>> BEGIN

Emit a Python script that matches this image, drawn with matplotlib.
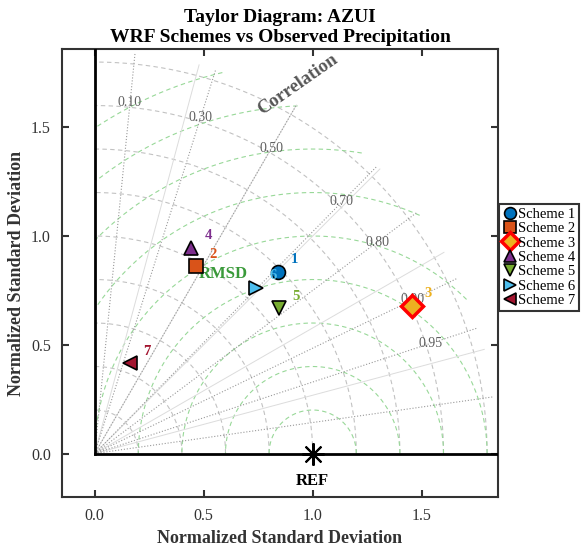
import numpy as np
import matplotlib
matplotlib.use("Agg")
import matplotlib.pyplot as plt

plt.rcParams['font.family'] = ['Liberation Serif', 'DejaVu Serif']

# data
schemes = ['Scheme 1', 'Scheme 2', 'Scheme 3', 'Scheme 4', 'Scheme 5', 'Scheme 6', 'Scheme 7']
std_vals = [1.186, 0.979, 1.605, 1.045, 1.079, 1.063, 0.446]
corr_vals = [0.709, 0.475, 0.906, 0.424, 0.785, 0.697, 0.363]
markers = ['o', 's', 'D', '^', 'v', '>', '<']
colors = ['#0072BD', '#D95319', '#EDB120', '#7E2F8E', '#77AC30', '#4DBEEE', '#A2142F']
best = 2  # scheme 3 is highlighted with a red edge

corr_ticks = [0.10, 0.30, 0.50, 0.70, 0.80, 0.90, 0.95, 0.99]
corr_labels = [0.10, 0.30, 0.50, 0.70, 0.80, 0.90, 0.95]
std_arcs = [0.2, 0.4, 0.6, 0.8, 1.0, 1.2, 1.4, 1.6, 1.8]
rmsd_arcs = [0.2, 0.4, 0.6, 0.8, 1.0, 1.2, 1.4, 1.6, 1.8]
max_std = 1.85

fig = plt.figure(figsize=(5.86, 5.51), dpi=100)
ax = fig.add_axes([62 / 586, 1 - 497 / 551, 436 / 586, 448 / 551])

# std arcs around the origin
th = np.linspace(0, np.pi / 2, 200)
for r in std_arcs:
    ax.plot(r * np.cos(th), r * np.sin(th), ls=(0, (4, 3)), color='#c2c2c2', lw=0.8, zorder=1)

# rmsd arcs around REF
th2 = np.linspace(0, np.pi, 400)
for r in rmsd_arcs:
    x = 1 + r * np.cos(th2)
    y = r * np.sin(th2)
    mask = (np.hypot(x, y) > max_std) | (x < 0)
    x = np.where(mask, np.nan, x)
    y = np.where(mask, np.nan, y)
    ax.plot(x, y, ls=(0, (4, 3)), color='#98d898', lw=0.8, zorder=1)

# light radial lines every 15 deg
for deg in [15, 30, 45, 60, 75]:
    a = np.deg2rad(deg)
    ax.plot([0, max_std * np.cos(a)], [0, max_std * np.sin(a)], color='#dcdcdc', lw=0.7, zorder=1)

# correlation lines
for c in corr_ticks:
    a = np.arccos(c)
    ax.plot([0, max_std * np.cos(a)], [0, max_std * np.sin(a)], ls=':', color='#999999', lw=0.8, zorder=1)
for c in corr_labels:
    a = np.arccos(c)
    ax.text(1.62 * np.cos(a), 1.62 * np.sin(a), '%.2f' % c, color='#606060', fontsize=10,
            ha='center', va='center', zorder=2)

# thick axis lines
ax.plot([0, 0], [0, 1.86], color='black', lw=2, zorder=3)
ax.plot([0, 1.85], [0, 0], color='black', lw=2, zorder=3)

ax.text(0.93, 1.695, 'Correlation', rotation=35, color='#555555', fontsize=13.5,
        fontweight='bold', ha='center', va='center')
ax.text(0.592, 0.827, 'RMSD', color='#3a9a3a', fontsize=12, fontweight='bold',
        ha='center', va='center', zorder=4)

# reference point
ax.plot(1, 0, marker=(8, 2, 0), ms=16, mew=1.5, color='black', zorder=6)
ax.text(1.0, -0.125, 'REF', fontsize=12, fontweight='bold', ha='center', va='center')

handles = []
for i, name in enumerate(schemes):
    a = np.arccos(corr_vals[i])
    x = std_vals[i] * np.cos(a)
    y = std_vals[i] * np.sin(a)
    if i == best:
        kw = dict(ms=11, mec='red', mew=2.5)
    else:
        kw = dict(ms=10, mec='black', mew=1.2)
    h, = ax.plot(x, y, ls='none', marker=markers[i], mfc=colors[i], label=name, zorder=5, **kw)
    handles.append(h)
    ax.annotate(str(i + 1), (x, y), xytext=(12, 8.5), textcoords='offset points',
                color=colors[i], fontsize=10.5, fontweight='bold', ha='center', va='center', zorder=5)

ax.set_xlim(-0.15, 1.85)
ax.set_ylim(-0.2, 1.86)
ax.set_xticks([0, 0.5, 1.0, 1.5])
ax.set_yticks([0, 0.5, 1.0, 1.5])
ax.xaxis.set_major_formatter(matplotlib.ticker.FormatStrFormatter('%.1f'))
ax.yaxis.set_major_formatter(matplotlib.ticker.FormatStrFormatter('%.1f'))
ax.tick_params(direction='in', top=True, right=True, length=5, width=1.5,
               labelsize=11.5, colors='#333333', labelcolor='#333333', pad=8)
for s in ax.spines.values():
    s.set_linewidth(1.5)
    s.set_color('#333333')

ax.set_xlabel('Normalized Standard Deviation', fontsize=13, fontweight='bold', color='#333333')
ax.set_ylabel('Normalized Standard Deviation', fontsize=13, fontweight='bold', color='#333333')
ax.set_title('Taylor Diagram: AZUI\nWRF Schemes vs Observed Precipitation',
             fontsize=14, fontweight='bold', pad=5, linespacing=1.25)

leg = ax.legend(handles=handles, loc='center left', bbox_to_anchor=(1.003, 0.535),
                fontsize=10.5, fancybox=False, framealpha=1, borderpad=0.25, markerscale=0.85,
                handletextpad=0.05, handlelength=1.0, labelspacing=0.08, borderaxespad=0)
leg.get_frame().set_edgecolor('#333333')
leg.get_frame().set_linewidth(1.5)

fig.savefig('out.png', dpi=100)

>> END

#### Goal
Write out exactly the opening lines of the data, stopping after the line that holds "with a red edge". Exclude pictures.

#### Written answer
Emit a Python script that matches this image, drawn with matplotlib.
import numpy as np
import matplotlib
matplotlib.use("Agg")
import matplotlib.pyplot as plt

plt.rcParams['font.family'] = ['Liberation Serif', 'DejaVu Serif']

# data
schemes = ['Scheme 1', 'Scheme 2', 'Scheme 3', 'Scheme 4', 'Scheme 5', 'Scheme 6', 'Scheme 7']
std_vals = [1.186, 0.979, 1.605, 1.045, 1.079, 1.063, 0.446]
corr_vals = [0.709, 0.475, 0.906, 0.424, 0.785, 0.697, 0.363]
markers = ['o', 's', 'D', '^', 'v', '>', '<']
colors = ['#0072BD', '#D95319', '#EDB120', '#7E2F8E', '#77AC30', '#4DBEEE', '#A2142F']
best = 2  # scheme 3 is highlighted with a red edge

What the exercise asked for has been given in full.